What you will do: Set down exactly the lines in the records below that run from the line with "Recreate this image" to the line with "-0.1078, -0.1676, -0.1626]", inclusive, and nothing more.

## Begin Records for the exercise

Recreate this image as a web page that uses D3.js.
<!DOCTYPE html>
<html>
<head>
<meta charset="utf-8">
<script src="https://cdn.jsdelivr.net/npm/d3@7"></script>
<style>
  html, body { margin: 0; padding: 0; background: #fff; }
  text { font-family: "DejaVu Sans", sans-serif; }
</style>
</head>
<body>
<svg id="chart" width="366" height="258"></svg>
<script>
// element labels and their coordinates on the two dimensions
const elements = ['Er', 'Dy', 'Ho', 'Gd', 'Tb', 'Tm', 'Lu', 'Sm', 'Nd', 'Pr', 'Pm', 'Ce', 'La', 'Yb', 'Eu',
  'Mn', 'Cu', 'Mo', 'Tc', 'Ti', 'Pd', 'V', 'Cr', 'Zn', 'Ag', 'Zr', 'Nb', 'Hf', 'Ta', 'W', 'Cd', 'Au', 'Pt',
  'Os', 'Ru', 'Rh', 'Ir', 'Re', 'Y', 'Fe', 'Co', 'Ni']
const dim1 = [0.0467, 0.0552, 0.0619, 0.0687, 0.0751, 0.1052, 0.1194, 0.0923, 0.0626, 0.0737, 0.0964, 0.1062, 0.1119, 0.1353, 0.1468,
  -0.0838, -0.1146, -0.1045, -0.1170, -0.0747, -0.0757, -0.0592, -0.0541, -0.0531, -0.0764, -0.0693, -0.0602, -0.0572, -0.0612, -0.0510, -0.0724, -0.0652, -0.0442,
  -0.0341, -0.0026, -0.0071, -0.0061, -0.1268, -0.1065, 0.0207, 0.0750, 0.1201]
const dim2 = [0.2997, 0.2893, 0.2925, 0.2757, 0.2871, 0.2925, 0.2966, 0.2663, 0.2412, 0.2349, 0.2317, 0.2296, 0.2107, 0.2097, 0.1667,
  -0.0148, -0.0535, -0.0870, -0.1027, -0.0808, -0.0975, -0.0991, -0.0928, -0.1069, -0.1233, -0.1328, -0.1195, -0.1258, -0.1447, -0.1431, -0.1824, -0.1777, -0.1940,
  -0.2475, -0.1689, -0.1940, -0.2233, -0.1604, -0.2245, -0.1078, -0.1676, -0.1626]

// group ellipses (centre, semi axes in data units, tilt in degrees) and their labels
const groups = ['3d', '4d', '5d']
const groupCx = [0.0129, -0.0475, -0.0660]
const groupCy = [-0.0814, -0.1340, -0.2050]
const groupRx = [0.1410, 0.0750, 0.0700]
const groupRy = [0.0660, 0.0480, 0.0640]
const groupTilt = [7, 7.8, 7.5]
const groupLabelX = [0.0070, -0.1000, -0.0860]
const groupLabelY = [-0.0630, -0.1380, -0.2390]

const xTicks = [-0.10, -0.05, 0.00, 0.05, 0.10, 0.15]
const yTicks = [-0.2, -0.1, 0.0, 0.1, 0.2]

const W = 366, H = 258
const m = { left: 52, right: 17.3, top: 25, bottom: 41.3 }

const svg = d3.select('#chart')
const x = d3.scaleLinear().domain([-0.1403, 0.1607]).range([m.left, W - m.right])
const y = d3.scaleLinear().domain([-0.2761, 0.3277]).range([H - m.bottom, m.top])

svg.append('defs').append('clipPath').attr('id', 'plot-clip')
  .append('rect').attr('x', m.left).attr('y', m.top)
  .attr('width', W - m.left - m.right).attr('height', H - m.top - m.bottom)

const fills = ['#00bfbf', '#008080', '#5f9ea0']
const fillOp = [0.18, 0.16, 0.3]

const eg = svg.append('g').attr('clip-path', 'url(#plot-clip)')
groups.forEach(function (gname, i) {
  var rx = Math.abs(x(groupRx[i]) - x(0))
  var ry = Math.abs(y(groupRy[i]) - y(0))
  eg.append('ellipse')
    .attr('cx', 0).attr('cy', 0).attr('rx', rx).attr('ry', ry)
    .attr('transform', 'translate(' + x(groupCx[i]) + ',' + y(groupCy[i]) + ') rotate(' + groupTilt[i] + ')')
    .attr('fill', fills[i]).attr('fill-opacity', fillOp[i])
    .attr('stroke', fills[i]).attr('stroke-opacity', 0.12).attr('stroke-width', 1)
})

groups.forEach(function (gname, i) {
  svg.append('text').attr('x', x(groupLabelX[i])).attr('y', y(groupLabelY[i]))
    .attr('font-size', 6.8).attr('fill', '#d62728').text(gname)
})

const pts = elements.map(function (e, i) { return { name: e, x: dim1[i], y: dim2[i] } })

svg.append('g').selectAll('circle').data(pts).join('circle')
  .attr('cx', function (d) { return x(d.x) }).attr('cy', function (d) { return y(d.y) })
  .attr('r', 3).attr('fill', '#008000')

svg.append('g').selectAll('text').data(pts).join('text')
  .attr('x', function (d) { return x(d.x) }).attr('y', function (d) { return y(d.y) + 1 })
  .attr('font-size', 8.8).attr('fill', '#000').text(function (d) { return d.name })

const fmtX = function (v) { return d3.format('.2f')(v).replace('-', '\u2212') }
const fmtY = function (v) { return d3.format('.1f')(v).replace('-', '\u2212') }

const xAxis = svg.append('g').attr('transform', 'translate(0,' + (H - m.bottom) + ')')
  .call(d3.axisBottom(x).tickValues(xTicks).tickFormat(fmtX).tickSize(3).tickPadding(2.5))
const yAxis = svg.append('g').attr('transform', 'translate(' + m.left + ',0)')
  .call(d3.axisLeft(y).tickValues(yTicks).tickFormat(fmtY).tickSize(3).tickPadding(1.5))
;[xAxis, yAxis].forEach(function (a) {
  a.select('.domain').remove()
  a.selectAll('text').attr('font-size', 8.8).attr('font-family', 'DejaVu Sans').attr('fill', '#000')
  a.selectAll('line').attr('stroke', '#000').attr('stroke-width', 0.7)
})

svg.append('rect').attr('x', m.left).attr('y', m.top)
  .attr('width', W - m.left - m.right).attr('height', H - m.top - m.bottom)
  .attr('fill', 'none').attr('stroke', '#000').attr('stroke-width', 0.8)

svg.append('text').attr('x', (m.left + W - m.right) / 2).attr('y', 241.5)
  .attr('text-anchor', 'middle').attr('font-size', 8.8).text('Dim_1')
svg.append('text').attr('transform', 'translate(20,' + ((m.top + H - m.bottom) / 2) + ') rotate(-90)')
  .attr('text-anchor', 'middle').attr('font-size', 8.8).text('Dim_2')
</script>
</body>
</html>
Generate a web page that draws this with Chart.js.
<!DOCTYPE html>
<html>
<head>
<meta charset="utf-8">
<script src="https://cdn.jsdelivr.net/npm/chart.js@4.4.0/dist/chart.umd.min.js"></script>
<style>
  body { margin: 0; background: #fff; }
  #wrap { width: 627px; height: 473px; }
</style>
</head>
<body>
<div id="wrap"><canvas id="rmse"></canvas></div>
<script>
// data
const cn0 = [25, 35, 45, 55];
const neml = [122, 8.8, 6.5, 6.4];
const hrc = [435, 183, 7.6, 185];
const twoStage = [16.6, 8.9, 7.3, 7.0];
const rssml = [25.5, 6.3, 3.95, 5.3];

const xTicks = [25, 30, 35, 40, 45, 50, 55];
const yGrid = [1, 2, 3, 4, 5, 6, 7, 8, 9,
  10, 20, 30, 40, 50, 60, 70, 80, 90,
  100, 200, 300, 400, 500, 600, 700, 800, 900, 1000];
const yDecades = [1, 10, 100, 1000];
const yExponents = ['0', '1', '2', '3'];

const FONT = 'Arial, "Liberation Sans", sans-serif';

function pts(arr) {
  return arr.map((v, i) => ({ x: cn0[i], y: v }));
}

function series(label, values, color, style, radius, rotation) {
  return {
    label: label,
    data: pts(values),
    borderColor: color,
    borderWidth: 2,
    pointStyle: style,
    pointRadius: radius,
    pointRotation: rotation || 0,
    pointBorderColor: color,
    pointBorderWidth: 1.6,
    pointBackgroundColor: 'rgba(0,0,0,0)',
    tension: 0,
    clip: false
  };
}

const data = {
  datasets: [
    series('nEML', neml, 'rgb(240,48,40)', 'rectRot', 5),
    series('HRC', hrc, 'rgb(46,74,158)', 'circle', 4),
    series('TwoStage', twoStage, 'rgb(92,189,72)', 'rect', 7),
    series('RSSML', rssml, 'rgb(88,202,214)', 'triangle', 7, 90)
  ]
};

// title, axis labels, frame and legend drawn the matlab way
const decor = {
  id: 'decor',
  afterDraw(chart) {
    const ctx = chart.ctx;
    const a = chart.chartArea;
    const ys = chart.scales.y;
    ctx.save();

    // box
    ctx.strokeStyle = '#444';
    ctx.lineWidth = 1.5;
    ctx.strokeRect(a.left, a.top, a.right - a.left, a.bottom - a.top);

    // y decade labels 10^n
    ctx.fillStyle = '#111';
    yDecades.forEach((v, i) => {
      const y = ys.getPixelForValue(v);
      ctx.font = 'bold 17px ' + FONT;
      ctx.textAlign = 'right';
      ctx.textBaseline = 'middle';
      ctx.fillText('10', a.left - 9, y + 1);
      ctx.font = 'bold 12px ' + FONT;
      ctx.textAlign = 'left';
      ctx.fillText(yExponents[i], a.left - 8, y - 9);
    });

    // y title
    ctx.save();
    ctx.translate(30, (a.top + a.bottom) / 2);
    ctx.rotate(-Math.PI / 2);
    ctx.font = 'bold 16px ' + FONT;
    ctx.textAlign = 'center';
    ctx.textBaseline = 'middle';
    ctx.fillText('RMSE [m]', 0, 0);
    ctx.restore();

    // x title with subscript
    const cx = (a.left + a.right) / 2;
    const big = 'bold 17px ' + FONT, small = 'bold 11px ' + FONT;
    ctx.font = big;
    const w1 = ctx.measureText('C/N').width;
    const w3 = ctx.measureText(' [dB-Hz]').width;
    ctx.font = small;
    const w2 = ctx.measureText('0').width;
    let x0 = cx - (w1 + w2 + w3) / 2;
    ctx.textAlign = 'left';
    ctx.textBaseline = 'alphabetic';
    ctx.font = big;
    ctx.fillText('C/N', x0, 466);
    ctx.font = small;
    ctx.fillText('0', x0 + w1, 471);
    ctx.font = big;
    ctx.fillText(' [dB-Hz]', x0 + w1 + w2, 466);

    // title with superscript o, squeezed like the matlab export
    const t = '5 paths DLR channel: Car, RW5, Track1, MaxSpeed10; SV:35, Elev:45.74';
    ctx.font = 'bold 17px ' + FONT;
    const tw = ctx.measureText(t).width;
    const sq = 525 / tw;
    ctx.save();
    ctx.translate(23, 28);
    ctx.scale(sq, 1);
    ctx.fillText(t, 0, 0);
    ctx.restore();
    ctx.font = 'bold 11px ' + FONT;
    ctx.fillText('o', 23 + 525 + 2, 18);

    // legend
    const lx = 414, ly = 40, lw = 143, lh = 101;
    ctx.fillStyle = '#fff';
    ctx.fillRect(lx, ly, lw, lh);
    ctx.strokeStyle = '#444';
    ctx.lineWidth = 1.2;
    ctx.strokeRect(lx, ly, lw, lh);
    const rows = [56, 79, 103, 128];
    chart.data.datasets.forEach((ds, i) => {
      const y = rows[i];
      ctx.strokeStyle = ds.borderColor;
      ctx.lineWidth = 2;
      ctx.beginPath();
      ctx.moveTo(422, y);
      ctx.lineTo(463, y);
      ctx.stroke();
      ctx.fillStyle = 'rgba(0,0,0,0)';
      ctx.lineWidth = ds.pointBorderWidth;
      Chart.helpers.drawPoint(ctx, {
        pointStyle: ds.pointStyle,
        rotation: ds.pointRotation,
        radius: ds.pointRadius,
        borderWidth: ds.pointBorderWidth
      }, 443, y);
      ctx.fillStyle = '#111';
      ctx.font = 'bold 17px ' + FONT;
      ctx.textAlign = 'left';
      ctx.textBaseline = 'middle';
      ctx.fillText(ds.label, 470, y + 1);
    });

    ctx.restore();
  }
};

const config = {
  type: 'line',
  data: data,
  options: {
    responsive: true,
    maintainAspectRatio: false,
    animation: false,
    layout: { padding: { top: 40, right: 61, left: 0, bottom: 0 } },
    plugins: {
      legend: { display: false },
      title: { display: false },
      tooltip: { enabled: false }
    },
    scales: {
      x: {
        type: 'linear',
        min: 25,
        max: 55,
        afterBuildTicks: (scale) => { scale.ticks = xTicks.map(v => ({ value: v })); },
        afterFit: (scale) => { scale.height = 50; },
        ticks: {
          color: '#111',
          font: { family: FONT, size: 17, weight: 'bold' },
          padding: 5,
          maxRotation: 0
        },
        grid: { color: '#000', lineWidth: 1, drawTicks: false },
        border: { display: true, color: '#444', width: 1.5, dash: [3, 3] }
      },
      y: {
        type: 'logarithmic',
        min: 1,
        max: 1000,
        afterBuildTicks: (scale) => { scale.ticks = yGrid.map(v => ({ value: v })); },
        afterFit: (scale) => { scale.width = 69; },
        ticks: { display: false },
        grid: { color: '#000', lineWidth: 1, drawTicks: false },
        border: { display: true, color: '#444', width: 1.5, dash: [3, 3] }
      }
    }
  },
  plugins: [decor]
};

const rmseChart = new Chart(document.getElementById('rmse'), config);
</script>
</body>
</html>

## End Records for the exercise
## Begin Records for the exercise

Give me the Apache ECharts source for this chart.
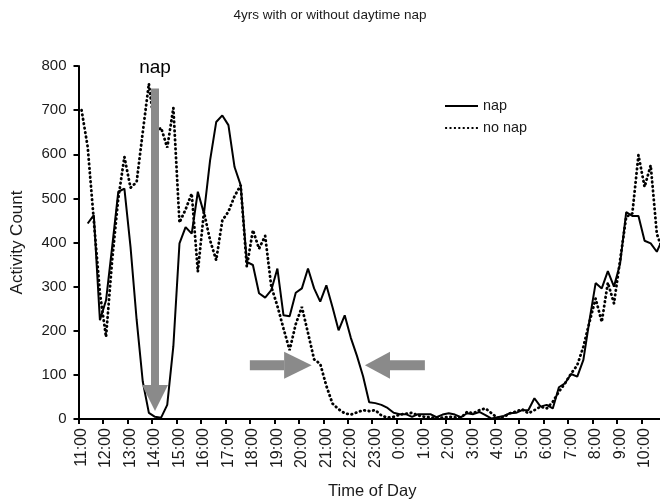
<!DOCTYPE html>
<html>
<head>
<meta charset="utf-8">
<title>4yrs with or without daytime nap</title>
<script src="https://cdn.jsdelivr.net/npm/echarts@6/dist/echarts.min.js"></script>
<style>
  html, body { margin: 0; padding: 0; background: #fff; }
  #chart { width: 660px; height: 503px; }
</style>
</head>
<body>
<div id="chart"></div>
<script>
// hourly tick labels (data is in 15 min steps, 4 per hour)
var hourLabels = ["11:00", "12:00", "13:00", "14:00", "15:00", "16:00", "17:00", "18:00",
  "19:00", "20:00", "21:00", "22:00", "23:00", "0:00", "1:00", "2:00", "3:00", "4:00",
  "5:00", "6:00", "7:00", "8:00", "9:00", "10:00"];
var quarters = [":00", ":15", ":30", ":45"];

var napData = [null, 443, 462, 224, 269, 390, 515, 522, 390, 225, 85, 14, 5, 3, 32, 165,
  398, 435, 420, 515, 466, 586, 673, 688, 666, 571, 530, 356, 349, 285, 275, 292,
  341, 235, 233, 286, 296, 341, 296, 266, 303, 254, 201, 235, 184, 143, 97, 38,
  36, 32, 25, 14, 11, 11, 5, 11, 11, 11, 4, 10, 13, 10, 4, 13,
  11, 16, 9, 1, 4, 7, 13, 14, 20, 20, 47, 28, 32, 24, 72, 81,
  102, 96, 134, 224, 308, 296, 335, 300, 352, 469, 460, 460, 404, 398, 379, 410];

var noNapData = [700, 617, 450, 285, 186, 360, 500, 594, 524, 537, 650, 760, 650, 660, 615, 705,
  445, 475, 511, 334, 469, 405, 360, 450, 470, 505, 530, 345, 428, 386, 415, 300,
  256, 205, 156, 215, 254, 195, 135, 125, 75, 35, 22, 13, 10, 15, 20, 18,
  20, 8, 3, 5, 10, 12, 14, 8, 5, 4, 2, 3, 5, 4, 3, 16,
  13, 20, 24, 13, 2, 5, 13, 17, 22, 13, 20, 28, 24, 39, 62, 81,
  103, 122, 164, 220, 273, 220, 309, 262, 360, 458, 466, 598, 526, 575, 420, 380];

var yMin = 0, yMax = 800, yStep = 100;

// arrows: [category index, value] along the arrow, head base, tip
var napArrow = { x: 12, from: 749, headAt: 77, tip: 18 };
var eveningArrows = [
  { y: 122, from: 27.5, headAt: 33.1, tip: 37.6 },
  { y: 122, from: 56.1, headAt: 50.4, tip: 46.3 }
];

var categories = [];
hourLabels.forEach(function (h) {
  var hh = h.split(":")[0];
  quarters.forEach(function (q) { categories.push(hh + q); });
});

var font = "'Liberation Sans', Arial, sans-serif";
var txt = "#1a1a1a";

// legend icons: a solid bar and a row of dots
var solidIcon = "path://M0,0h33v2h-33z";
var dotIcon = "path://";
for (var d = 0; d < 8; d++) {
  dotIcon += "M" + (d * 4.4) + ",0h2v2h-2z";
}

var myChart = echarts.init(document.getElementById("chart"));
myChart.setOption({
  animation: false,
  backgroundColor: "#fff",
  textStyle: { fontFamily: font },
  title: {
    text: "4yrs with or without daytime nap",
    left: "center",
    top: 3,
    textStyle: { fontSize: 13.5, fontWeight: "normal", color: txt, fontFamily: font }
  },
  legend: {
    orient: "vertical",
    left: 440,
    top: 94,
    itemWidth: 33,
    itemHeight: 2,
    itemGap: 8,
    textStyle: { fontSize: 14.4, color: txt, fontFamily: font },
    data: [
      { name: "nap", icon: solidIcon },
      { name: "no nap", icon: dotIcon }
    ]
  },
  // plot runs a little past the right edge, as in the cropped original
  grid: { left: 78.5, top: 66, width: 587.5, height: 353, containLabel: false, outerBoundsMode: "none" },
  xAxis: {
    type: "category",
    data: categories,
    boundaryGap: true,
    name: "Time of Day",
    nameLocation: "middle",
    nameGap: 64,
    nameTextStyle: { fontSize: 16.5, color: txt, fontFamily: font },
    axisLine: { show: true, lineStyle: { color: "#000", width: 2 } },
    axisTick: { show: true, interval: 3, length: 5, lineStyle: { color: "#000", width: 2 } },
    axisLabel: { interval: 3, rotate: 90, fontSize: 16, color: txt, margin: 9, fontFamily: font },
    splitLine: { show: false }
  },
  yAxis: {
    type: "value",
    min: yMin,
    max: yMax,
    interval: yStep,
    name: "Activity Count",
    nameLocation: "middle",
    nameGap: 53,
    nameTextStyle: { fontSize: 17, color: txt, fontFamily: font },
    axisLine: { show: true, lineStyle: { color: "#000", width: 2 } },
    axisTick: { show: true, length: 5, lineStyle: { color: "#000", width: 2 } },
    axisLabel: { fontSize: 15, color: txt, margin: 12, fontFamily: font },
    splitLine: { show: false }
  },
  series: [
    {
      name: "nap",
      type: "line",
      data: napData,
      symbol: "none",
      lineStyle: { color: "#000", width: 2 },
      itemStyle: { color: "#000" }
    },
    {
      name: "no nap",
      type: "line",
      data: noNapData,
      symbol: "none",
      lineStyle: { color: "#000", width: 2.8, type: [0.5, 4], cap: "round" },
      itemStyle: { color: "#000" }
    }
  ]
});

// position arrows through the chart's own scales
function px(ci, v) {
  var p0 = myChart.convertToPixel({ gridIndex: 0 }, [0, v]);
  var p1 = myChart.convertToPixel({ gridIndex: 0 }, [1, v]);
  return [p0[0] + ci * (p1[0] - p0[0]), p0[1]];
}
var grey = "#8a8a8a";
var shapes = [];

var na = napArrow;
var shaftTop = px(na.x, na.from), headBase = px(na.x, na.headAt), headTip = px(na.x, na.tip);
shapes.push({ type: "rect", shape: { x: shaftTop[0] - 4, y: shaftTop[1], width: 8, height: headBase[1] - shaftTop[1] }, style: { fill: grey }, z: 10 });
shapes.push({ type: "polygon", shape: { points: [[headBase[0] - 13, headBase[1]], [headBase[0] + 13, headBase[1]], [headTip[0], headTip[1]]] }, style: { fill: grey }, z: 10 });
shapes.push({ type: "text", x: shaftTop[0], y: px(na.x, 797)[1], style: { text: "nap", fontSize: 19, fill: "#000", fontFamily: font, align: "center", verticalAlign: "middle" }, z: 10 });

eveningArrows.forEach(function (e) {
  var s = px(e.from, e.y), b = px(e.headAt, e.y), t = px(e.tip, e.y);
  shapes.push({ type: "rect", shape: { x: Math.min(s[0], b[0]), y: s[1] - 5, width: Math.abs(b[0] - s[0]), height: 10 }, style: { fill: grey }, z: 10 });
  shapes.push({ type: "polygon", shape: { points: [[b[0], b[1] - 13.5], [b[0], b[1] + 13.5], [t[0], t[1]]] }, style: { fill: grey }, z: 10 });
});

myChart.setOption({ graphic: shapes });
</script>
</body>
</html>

## End Records for the exercise
## Begin Records for the exercise

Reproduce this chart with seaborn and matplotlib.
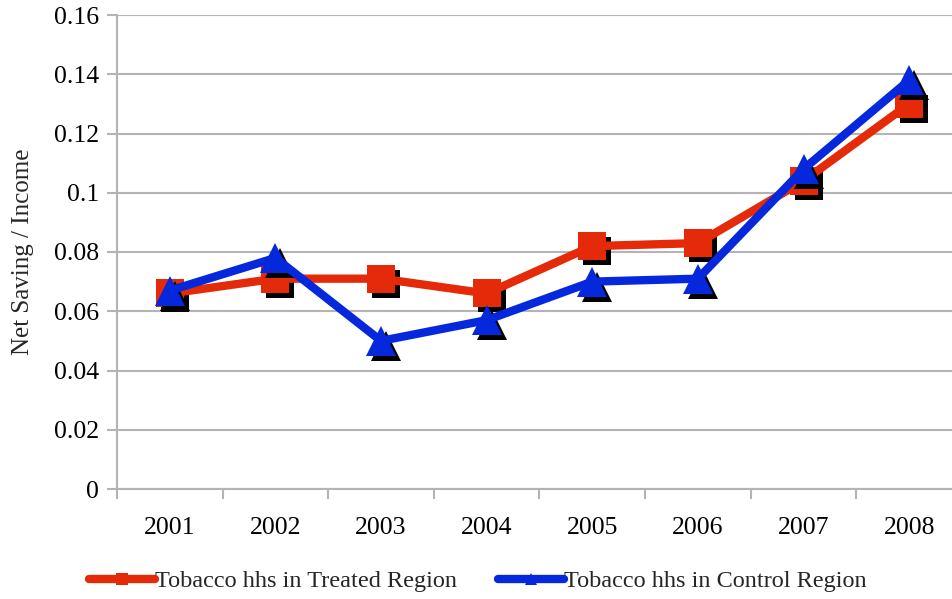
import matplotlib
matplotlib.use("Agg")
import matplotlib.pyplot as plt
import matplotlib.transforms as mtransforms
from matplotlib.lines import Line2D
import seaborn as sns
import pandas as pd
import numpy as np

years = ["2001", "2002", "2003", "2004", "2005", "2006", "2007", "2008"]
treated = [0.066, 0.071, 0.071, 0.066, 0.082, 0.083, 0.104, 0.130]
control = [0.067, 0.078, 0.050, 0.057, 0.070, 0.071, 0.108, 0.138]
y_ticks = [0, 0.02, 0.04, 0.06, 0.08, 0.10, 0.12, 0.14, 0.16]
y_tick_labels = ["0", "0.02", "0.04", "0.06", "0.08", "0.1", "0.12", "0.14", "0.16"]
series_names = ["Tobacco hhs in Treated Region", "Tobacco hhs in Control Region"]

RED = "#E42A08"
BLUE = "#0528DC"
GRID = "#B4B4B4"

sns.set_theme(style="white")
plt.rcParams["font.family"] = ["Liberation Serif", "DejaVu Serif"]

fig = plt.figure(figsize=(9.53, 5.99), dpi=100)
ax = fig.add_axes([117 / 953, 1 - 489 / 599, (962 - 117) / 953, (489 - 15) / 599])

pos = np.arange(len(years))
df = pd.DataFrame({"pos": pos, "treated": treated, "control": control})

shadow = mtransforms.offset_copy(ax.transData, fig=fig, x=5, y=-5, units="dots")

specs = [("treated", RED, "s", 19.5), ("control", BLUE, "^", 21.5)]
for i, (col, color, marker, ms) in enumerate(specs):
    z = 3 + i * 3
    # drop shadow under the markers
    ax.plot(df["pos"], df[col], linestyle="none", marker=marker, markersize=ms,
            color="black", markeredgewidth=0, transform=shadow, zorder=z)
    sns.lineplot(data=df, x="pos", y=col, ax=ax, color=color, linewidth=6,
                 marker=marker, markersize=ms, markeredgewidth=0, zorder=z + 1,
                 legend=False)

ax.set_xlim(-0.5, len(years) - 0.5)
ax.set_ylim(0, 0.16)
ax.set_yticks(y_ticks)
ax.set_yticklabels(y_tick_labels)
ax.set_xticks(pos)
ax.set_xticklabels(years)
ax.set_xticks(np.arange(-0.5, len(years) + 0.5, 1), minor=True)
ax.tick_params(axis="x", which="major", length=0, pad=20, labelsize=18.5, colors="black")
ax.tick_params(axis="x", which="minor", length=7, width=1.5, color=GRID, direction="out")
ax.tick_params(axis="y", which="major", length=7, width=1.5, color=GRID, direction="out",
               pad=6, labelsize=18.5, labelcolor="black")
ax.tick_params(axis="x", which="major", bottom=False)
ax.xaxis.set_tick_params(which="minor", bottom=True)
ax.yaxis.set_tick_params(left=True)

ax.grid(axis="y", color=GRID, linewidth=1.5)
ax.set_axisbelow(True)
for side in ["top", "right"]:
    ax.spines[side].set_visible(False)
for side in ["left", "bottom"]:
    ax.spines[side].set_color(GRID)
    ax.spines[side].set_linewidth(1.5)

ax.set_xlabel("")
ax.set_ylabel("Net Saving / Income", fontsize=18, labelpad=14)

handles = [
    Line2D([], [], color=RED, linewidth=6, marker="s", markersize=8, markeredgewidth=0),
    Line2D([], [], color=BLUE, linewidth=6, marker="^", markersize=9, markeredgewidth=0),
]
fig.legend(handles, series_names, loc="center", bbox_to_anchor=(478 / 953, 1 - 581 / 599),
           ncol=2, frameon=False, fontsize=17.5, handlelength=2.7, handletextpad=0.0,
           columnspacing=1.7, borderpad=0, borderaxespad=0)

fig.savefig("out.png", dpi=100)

## End Records for the exercise

Task output:
Recreate this image as a web page that uses D3.js.
<!DOCTYPE html>
<html>
<head>
<meta charset="utf-8">
<script src="https://cdn.jsdelivr.net/npm/d3@7"></script>
<style>
  html, body { margin: 0; padding: 0; background: #fff; }
  text { font-family: "DejaVu Sans", sans-serif; }
</style>
</head>
<body>
<svg id="chart" width="366" height="258"></svg>
<script>
// element labels and their coordinates on the two dimensions
const elements = ['Er', 'Dy', 'Ho', 'Gd', 'Tb', 'Tm', 'Lu', 'Sm', 'Nd', 'Pr', 'Pm', 'Ce', 'La', 'Yb', 'Eu',
  'Mn', 'Cu', 'Mo', 'Tc', 'Ti', 'Pd', 'V', 'Cr', 'Zn', 'Ag', 'Zr', 'Nb', 'Hf', 'Ta', 'W', 'Cd', 'Au', 'Pt',
  'Os', 'Ru', 'Rh', 'Ir', 'Re', 'Y', 'Fe', 'Co', 'Ni']
const dim1 = [0.0467, 0.0552, 0.0619, 0.0687, 0.0751, 0.1052, 0.1194, 0.0923, 0.0626, 0.0737, 0.0964, 0.1062, 0.1119, 0.1353, 0.1468,
  -0.0838, -0.1146, -0.1045, -0.1170, -0.0747, -0.0757, -0.0592, -0.0541, -0.0531, -0.0764, -0.0693, -0.0602, -0.0572, -0.0612, -0.0510, -0.0724, -0.0652, -0.0442,
  -0.0341, -0.0026, -0.0071, -0.0061, -0.1268, -0.1065, 0.0207, 0.0750, 0.1201]
const dim2 = [0.2997, 0.2893, 0.2925, 0.2757, 0.2871, 0.2925, 0.2966, 0.2663, 0.2412, 0.2349, 0.2317, 0.2296, 0.2107, 0.2097, 0.1667,
  -0.0148, -0.0535, -0.0870, -0.1027, -0.0808, -0.0975, -0.0991, -0.0928, -0.1069, -0.1233, -0.1328, -0.1195, -0.1258, -0.1447, -0.1431, -0.1824, -0.1777, -0.1940,
  -0.2475, -0.1689, -0.1940, -0.2233, -0.1604, -0.2245, -0.1078, -0.1676, -0.1626]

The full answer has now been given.